→ Do this
Please copy the lines below exactly, from the first one through the line showing "from matplotlib.font_manager import".
— Begin Entries provided —
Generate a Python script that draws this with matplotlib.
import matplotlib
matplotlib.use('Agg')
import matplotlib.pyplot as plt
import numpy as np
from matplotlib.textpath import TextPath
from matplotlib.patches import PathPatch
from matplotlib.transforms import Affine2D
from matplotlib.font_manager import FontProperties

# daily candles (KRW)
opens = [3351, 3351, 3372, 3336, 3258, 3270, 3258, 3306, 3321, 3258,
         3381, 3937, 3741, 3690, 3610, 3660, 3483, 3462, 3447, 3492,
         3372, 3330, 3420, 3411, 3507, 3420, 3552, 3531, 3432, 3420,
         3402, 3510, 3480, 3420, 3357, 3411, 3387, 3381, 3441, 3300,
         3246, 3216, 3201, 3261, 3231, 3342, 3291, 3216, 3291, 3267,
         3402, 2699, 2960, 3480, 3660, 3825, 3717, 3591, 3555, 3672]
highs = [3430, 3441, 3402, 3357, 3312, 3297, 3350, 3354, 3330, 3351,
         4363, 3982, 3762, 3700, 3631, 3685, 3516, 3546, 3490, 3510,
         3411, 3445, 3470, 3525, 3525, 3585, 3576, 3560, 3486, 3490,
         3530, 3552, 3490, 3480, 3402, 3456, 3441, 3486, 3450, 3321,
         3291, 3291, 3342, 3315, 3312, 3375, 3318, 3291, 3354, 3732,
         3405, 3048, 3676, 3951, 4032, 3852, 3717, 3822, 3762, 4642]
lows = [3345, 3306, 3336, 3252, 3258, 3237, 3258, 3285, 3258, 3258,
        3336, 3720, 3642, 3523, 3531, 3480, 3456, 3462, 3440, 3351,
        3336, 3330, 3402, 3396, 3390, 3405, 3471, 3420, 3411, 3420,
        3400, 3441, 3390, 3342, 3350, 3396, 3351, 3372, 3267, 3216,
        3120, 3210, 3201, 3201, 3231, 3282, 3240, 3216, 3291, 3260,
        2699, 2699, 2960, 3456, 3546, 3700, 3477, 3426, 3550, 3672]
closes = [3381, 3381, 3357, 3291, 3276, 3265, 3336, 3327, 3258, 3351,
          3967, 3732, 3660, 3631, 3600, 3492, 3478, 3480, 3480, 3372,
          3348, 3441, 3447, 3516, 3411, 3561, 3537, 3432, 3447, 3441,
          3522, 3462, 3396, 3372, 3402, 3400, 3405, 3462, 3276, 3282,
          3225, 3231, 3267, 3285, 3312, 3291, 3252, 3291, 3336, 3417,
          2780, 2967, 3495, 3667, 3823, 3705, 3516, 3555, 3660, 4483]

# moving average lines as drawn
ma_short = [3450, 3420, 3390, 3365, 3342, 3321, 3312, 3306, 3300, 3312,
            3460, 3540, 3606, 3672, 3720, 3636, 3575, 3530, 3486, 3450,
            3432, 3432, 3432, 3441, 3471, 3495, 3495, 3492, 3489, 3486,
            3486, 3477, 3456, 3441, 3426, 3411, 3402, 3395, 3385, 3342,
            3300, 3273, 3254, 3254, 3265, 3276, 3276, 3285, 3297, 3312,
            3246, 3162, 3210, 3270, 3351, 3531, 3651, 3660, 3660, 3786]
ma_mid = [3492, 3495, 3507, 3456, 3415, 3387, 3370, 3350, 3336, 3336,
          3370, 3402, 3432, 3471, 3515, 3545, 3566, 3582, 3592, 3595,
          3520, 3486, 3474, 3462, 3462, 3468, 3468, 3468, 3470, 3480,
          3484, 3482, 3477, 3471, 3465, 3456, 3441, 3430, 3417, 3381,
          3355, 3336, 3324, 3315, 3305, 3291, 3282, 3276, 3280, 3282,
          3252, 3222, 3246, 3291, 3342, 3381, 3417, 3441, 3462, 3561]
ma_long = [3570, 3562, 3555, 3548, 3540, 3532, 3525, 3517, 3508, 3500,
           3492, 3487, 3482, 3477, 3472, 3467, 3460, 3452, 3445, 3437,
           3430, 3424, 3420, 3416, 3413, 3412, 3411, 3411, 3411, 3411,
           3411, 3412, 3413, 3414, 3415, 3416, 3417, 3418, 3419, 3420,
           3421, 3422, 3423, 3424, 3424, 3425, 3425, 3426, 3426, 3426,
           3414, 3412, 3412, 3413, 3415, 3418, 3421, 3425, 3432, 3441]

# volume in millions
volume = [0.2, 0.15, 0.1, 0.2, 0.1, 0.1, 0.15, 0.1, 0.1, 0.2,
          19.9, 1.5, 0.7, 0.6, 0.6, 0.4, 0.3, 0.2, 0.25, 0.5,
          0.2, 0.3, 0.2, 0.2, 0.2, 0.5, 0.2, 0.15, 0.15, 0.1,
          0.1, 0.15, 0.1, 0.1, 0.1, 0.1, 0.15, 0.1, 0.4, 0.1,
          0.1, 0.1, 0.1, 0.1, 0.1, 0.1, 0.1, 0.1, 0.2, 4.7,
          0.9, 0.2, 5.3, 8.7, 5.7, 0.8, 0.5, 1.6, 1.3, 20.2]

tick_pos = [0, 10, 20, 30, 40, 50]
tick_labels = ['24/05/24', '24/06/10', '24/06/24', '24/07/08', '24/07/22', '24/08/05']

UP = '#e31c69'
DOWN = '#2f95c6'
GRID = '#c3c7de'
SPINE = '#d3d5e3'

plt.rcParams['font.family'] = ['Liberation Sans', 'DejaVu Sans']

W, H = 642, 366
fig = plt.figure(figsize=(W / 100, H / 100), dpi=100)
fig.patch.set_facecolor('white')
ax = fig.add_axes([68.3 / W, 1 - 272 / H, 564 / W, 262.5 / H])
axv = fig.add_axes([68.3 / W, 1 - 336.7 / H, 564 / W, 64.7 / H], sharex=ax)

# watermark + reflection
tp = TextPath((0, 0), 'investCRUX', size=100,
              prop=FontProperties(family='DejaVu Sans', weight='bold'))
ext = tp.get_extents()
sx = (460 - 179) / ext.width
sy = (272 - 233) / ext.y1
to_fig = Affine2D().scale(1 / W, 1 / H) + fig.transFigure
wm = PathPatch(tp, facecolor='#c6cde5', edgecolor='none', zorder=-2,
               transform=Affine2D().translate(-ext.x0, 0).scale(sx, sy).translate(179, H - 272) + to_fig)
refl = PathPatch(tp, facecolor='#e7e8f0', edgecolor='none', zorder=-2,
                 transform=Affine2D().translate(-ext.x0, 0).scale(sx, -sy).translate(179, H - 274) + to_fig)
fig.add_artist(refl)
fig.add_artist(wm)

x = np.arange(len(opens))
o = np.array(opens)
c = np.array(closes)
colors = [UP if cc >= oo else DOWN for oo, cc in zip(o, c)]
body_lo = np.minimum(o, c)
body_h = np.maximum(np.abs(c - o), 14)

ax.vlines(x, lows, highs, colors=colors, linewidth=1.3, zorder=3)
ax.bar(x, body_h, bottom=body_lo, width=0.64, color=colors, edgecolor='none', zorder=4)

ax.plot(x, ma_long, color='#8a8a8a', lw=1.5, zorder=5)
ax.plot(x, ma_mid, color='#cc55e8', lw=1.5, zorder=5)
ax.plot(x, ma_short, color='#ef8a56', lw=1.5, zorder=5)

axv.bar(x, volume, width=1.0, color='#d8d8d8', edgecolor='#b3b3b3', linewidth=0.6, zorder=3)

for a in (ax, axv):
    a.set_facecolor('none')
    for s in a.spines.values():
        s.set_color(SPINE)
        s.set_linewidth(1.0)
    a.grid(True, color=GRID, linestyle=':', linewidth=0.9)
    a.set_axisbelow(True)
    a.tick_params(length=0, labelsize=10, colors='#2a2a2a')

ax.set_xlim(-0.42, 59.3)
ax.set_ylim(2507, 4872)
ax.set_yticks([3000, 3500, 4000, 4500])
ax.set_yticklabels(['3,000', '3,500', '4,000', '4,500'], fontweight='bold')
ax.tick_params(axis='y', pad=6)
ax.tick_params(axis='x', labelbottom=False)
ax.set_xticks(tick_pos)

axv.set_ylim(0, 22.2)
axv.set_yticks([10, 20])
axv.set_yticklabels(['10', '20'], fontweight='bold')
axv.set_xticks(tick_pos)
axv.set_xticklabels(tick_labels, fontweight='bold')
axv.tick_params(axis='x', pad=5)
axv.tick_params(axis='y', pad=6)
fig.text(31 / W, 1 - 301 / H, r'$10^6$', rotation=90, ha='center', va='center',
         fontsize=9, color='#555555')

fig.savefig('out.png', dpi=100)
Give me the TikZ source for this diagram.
— End Entries provided —
→ Written answer
Generate a Python script that draws this with matplotlib.
import matplotlib
matplotlib.use('Agg')
import matplotlib.pyplot as plt
import numpy as np
from matplotlib.textpath import TextPath
from matplotlib.patches import PathPatch
from matplotlib.transforms import Affine2D
from matplotlib.font_manager import FontProperties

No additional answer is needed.